Hollywood’s oldest casting trick in the book might crumble under our nausea with the elite - a natural follow up to the nepo baby scandals that shook our social media consciousness only just over two years ago. Currently, we’re in another intense height of global economic and political collapse. And A List actors are starting to represent the indicators of this finite recession. From the aforementioned nepo babies, to reboots and prequels for box office films we didn’t ask for, to the shows we loved that streaming platforms pulled the plug on for “viewership issues” — which should really be identified as “promotional issues” — audiences are feeling fatigued by the lack of effort.
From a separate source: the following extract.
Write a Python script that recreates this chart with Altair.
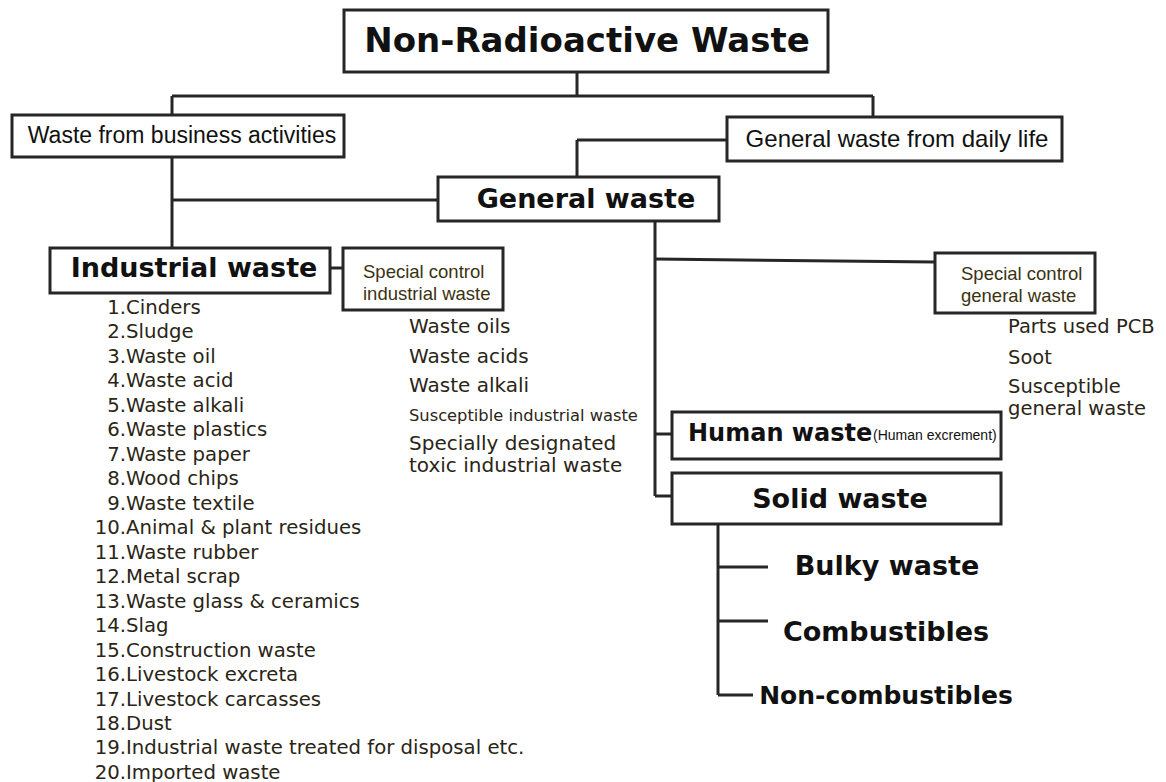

And we’re being told that the higher-ups may not care.
This week, Kharmel Cochrane, the casting director for Emerald Fennell's new film, Wuthering Heights, an adapted feature from the renowned Emily Brontë novel, spoke out against the current controversy over its leading call sheet. The casting choices made flames when social media received knowledge that Margot Robbie would play Catherine, and Healthcliff, who in the book, was described to be racially ambiguous with darker skin — two things a white Australian actor is not, was a role given to Jacob Elordi. In defense of these decisions, Cochrane told Deadline: “There was one Instagram comment that said the casting director should be shot… But just wait till you see it, and then you can decide whether you want to shoot me or not. But you really don’t need to be accurate. It’s just a book. That is not based on real life. It’s all art.”
When Cochrane says, “it’s just a book” to defend her disinterest to cast accurately, it shows negligence to the art that they’re recreating — a lack of overall comprehension that they are, in fact, recreating. Was it just a book when Fennell was inspired by it? It is now because they have casting preferences to aestheticise? Are the power dynamics and morals Brontë was trying to bring forth with Healthcliff’s character not worthy of mention, why are these the artistic choices that can be replaced? Which means not only is literature replaceable, but the humans that inspired it - because Healthcliff is based on real life,
“Because he is a representation of the people of colour that exist - who live, are also replaceable.”
Recently, Stranger Things actress, Maya Hawke was on the Happy Sad Confused podcast, and spoke to the new requirement for casting directors: Followers. Hawke said, “I’m talking about deleting my Instagram and [some directors are] like, ‘Just so you know when I’m casting a movie with some producers, they hand me a sheet with the amount of collective followers I have to get from the cast.’” But what about Hawke’s experience? Does Asteroid City, Once Upon a Time in Hollywood, and Maestro mean nothing? What does it say that Hawke, who’s recognised her career privileges as the daughter of Uma Thurman and Ethan Hawke, can also be seen at the bottom of the casting food chain by producer’s new requisite of minimum followers to assure boosting sales.
When did one of the most creative industries become so avoidant of spontaneity? Creativity? Great failures? When did our art become so green of income and not of emotion or feeling? Hollywood gave up its soul to the box office a long time ago, and it won’t regain it back through the Billionaire Boys Club known as A List Actors.